──────── Data extract ────────

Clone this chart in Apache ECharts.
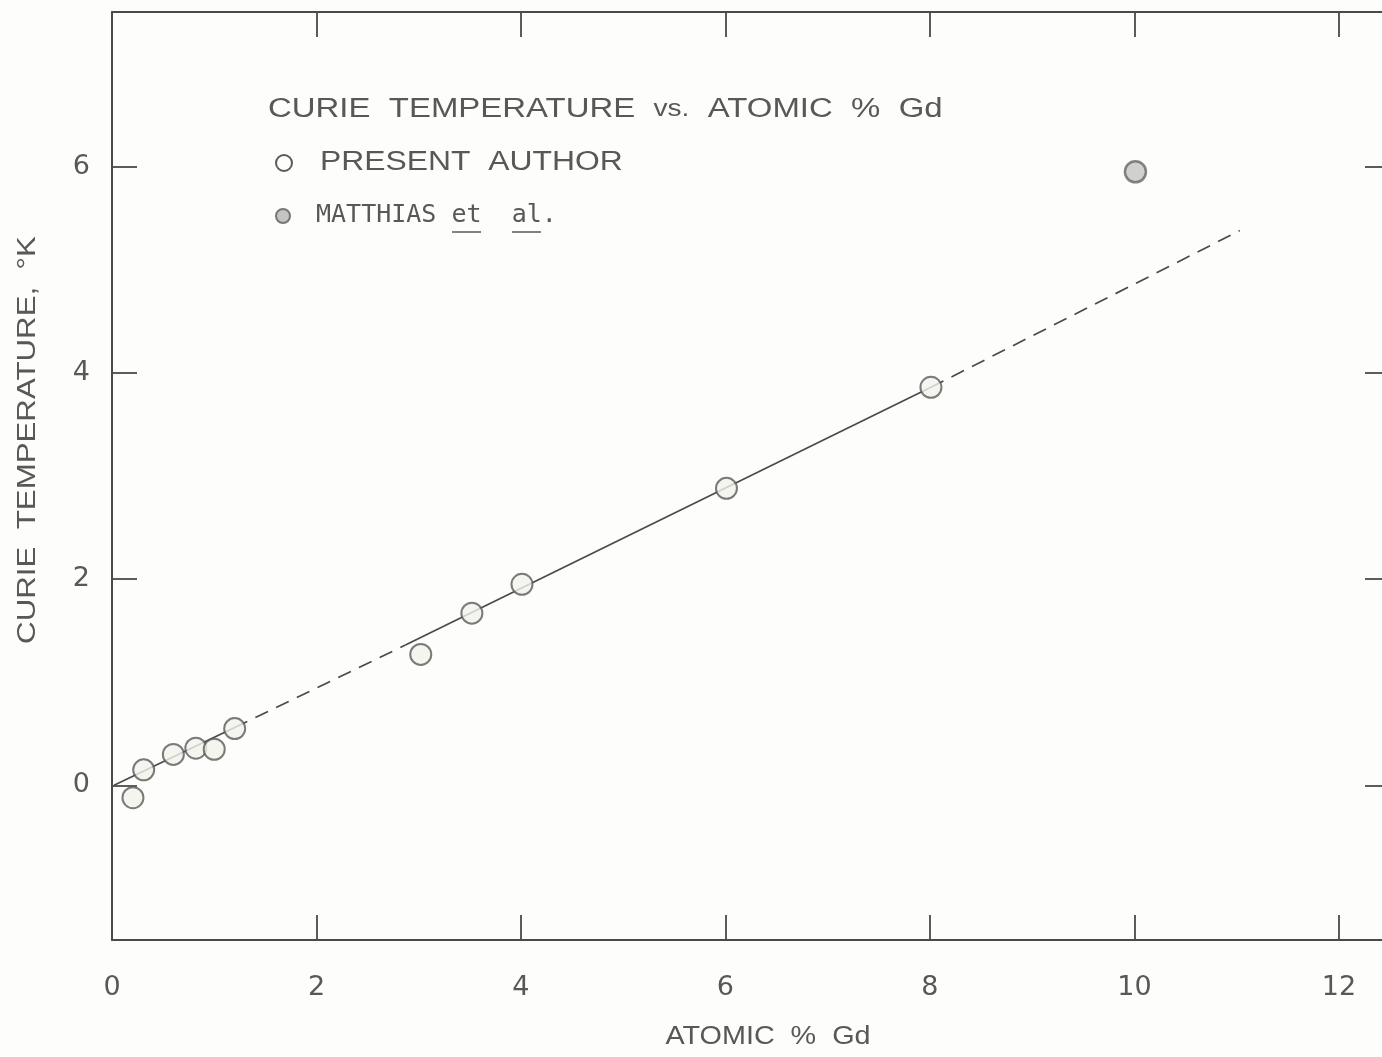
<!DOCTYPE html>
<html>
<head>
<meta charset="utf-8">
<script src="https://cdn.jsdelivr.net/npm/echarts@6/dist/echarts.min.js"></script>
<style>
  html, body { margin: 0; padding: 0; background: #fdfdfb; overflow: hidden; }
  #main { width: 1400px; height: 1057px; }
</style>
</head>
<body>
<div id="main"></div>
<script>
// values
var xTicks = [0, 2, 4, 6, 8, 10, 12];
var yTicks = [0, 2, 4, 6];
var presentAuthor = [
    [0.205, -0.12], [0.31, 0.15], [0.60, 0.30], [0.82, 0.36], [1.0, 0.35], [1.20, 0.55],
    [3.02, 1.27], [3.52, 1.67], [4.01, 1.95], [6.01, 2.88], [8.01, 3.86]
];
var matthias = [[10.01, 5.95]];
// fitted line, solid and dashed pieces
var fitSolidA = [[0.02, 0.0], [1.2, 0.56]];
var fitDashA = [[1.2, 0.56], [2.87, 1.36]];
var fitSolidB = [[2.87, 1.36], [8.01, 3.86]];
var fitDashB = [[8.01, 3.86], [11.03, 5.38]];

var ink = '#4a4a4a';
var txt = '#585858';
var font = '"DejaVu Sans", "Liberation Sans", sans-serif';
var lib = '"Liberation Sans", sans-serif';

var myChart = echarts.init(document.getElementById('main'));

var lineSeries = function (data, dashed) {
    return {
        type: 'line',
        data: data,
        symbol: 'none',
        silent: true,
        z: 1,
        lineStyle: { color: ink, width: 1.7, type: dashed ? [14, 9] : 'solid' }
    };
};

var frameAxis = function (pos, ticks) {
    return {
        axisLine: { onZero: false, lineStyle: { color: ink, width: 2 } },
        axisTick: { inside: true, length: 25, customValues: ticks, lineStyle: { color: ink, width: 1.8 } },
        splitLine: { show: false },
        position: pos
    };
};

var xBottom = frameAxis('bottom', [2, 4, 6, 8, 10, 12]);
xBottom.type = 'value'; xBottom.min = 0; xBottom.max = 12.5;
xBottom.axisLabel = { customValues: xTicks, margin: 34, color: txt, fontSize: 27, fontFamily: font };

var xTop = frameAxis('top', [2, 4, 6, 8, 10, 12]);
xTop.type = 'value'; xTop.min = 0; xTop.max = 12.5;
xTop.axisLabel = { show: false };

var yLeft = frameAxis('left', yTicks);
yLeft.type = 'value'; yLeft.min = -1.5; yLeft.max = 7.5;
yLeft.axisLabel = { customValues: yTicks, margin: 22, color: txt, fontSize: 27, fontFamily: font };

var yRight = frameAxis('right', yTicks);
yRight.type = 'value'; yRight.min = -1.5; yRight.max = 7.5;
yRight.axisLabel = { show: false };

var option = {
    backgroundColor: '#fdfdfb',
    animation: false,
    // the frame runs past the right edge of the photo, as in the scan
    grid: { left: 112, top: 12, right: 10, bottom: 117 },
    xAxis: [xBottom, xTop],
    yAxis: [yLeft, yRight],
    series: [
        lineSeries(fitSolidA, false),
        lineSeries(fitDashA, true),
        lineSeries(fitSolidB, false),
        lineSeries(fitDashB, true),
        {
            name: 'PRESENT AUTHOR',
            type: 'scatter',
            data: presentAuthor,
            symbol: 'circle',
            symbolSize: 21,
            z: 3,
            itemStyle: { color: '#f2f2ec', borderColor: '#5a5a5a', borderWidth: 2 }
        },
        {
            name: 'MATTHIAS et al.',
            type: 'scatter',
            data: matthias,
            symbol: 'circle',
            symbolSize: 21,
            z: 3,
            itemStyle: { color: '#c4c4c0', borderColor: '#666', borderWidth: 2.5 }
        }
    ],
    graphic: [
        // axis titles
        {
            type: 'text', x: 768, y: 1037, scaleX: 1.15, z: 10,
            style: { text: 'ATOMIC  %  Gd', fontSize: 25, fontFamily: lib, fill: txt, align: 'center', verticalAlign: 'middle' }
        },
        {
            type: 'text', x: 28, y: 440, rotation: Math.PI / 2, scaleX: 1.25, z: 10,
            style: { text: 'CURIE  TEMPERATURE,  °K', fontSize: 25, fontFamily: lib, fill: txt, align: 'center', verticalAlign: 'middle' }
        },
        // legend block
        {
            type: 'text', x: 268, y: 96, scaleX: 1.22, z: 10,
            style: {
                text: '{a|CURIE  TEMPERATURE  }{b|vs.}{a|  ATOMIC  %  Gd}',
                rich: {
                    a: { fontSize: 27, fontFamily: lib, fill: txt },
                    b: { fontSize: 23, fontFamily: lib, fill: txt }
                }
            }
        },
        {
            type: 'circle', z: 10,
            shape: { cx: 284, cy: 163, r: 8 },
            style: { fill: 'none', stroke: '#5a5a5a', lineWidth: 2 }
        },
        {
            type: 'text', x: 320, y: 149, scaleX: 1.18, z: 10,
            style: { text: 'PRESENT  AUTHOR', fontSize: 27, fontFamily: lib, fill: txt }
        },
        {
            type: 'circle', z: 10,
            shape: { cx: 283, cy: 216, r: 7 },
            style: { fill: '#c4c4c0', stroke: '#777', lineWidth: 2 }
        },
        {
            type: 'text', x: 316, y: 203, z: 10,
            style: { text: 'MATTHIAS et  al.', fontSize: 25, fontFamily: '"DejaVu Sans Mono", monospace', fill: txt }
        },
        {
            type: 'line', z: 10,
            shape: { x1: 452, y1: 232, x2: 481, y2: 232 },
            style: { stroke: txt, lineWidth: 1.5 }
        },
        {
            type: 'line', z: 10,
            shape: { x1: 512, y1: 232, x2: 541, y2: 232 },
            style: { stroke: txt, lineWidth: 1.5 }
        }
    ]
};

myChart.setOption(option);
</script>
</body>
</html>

────────

## [Aim]
Produce an exact copy of each line of data, skipping embedded images.

## [Solution]
Clone this chart in Apache ECharts.
<!DOCTYPE html>
<html>
<head>
<meta charset="utf-8">
<script src="https://cdn.jsdelivr.net/npm/echarts@6/dist/echarts.min.js"></script>
<style>
  html, body { margin: 0; padding: 0; background: #fdfdfb; overflow: hidden; }
  #main { width: 1400px; height: 1057px; }
</style>
</head>
<body>
<div id="main"></div>
<script>
// values
var xTicks = [0, 2, 4, 6, 8, 10, 12];
var yTicks = [0, 2, 4, 6];
var presentAuthor = [
    [0.205, -0.12], [0.31, 0.15], [0.60, 0.30], [0.82, 0.36], [1.0, 0.35], [1.20, 0.55],
    [3.02, 1.27], [3.52, 1.67], [4.01, 1.95], [6.01, 2.88], [8.01, 3.86]
];
var matthias = [[10.01, 5.95]];
// fitted line, solid and dashed pieces
var fitSolidA = [[0.02, 0.0], [1.2, 0.56]];
var fitDashA = [[1.2, 0.56], [2.87, 1.36]];
var fitSolidB = [[2.87, 1.36], [8.01, 3.86]];
var fitDashB = [[8.01, 3.86], [11.03, 5.38]];

var ink = '#4a4a4a';
var txt = '#585858';
var font = '"DejaVu Sans", "Liberation Sans", sans-serif';
var lib = '"Liberation Sans", sans-serif';

var myChart = echarts.init(document.getElementById('main'));

var lineSeries = function (data, dashed) {
    return {
        type: 'line',
        data: data,
        symbol: 'none',
        silent: true,
        z: 1,
        lineStyle: { color: ink, width: 1.7, type: dashed ? [14, 9] : 'solid' }
    };
};

var frameAxis = function (pos, ticks) {
    return {
        axisLine: { onZero: false, lineStyle: { color: ink, width: 2 } },
        axisTick: { inside: true, length: 25, customValues: ticks, lineStyle: { color: ink, width: 1.8 } },
        splitLine: { show: false },
        position: pos
    };
};

var xBottom = frameAxis('bottom', [2, 4, 6, 8, 10, 12]);
xBottom.type = 'value'; xBottom.min = 0; xBottom.max = 12.5;
xBottom.axisLabel = { customValues: xTicks, margin: 34, color: txt, fontSize: 27, fontFamily: font };

var xTop = frameAxis('top', [2, 4, 6, 8, 10, 12]);
xTop.type = 'value'; xTop.min = 0; xTop.max = 12.5;
xTop.axisLabel = { show: false };

var yLeft = frameAxis('left', yTicks);
yLeft.type = 'value'; yLeft.min = -1.5; yLeft.max = 7.5;
yLeft.axisLabel = { customValues: yTicks, margin: 22, color: txt, fontSize: 27, fontFamily: font };

var yRight = frameAxis('right', yTicks);
yRight.type = 'value'; yRight.min = -1.5; yRight.max = 7.5;
yRight.axisLabel = { show: false };

var option = {
    backgroundColor: '#fdfdfb',
    animation: false,
    // the frame runs past the right edge of the photo, as in the scan
    grid: { left: 112, top: 12, right: 10, bottom: 117 },
    xAxis: [xBottom, xTop],
    yAxis: [yLeft, yRight],
    series: [
        lineSeries(fitSolidA, false),
        lineSeries(fitDashA, true),
        lineSeries(fitSolidB, false),
        lineSeries(fitDashB, true),
        {
            name: 'PRESENT AUTHOR',
            type: 'scatter',
            data: presentAuthor,
            symbol: 'circle',
            symbolSize: 21,
            z: 3,
            itemStyle: { color: '#f2f2ec', borderColor: '#5a5a5a', borderWidth: 2 }
        },
        {
            name: 'MATTHIAS et al.',
            type: 'scatter',
            data: matthias,
            symbol: 'circle',
            symbolSize: 21,
            z: 3,
            itemStyle: { color: '#c4c4c0', borderColor: '#666', borderWidth: 2.5 }
        }
    ],
    graphic: [
        // axis titles
        {
            type: 'text', x: 768, y: 1037, scaleX: 1.15, z: 10,
            style: { text: 'ATOMIC  %  Gd', fontSize: 25, fontFamily: lib, fill: txt, align: 'center', verticalAlign: 'middle' }
        },
        {
            type: 'text', x: 28, y: 440, rotation: Math.PI / 2, scaleX: 1.25, z: 10,
            style: { text: 'CURIE  TEMPERATURE,  °K', fontSize: 25, fontFamily: lib, fill: txt, align: 'center', verticalAlign: 'middle' }
        },
        // legend block
        {
            type: 'text', x: 268, y: 96, scaleX: 1.22, z: 10,
            style: {
                text: '{a|CURIE  TEMPERATURE  }{b|vs.}{a|  ATOMIC  %  Gd}',
                rich: {
                    a: { fontSize: 27, fontFamily: lib, fill: txt },
                    b: { fontSize: 23, fontFamily: lib, fill: txt }
                }
            }
        },
        {
            type: 'circle', z: 10,
            shape: { cx: 284, cy: 163, r: 8 },
            style: { fill: 'none', stroke: '#5a5a5a', lineWidth: 2 }
        },
        {
            type: 'text', x: 320, y: 149, scaleX: 1.18, z: 10,
            style: { text: 'PRESENT  AUTHOR', fontSize: 27, fontFamily: lib, fill: txt }
        },
        {
            type: 'circle', z: 10,
            shape: { cx: 283, cy: 216, r: 7 },
            style: { fill: '#c4c4c0', stroke: '#777', lineWidth: 2 }
        },
        {
            type: 'text', x: 316, y: 203, z: 10,
            style: { text: 'MATTHIAS et  al.', fontSize: 25, fontFamily: '"DejaVu Sans Mono", monospace', fill: txt }
        },
        {
            type: 'line', z: 10,
            shape: { x1: 452, y1: 232, x2: 481, y2: 232 },
            style: { stroke: txt, lineWidth: 1.5 }
        },
        {
            type: 'line', z: 10,
            shape: { x1: 512, y1: 232, x2: 541, y2: 232 },
            style: { stroke: txt, lineWidth: 1.5 }
        }
    ]
};

myChart.setOption(option);
</script>
</body>
</html>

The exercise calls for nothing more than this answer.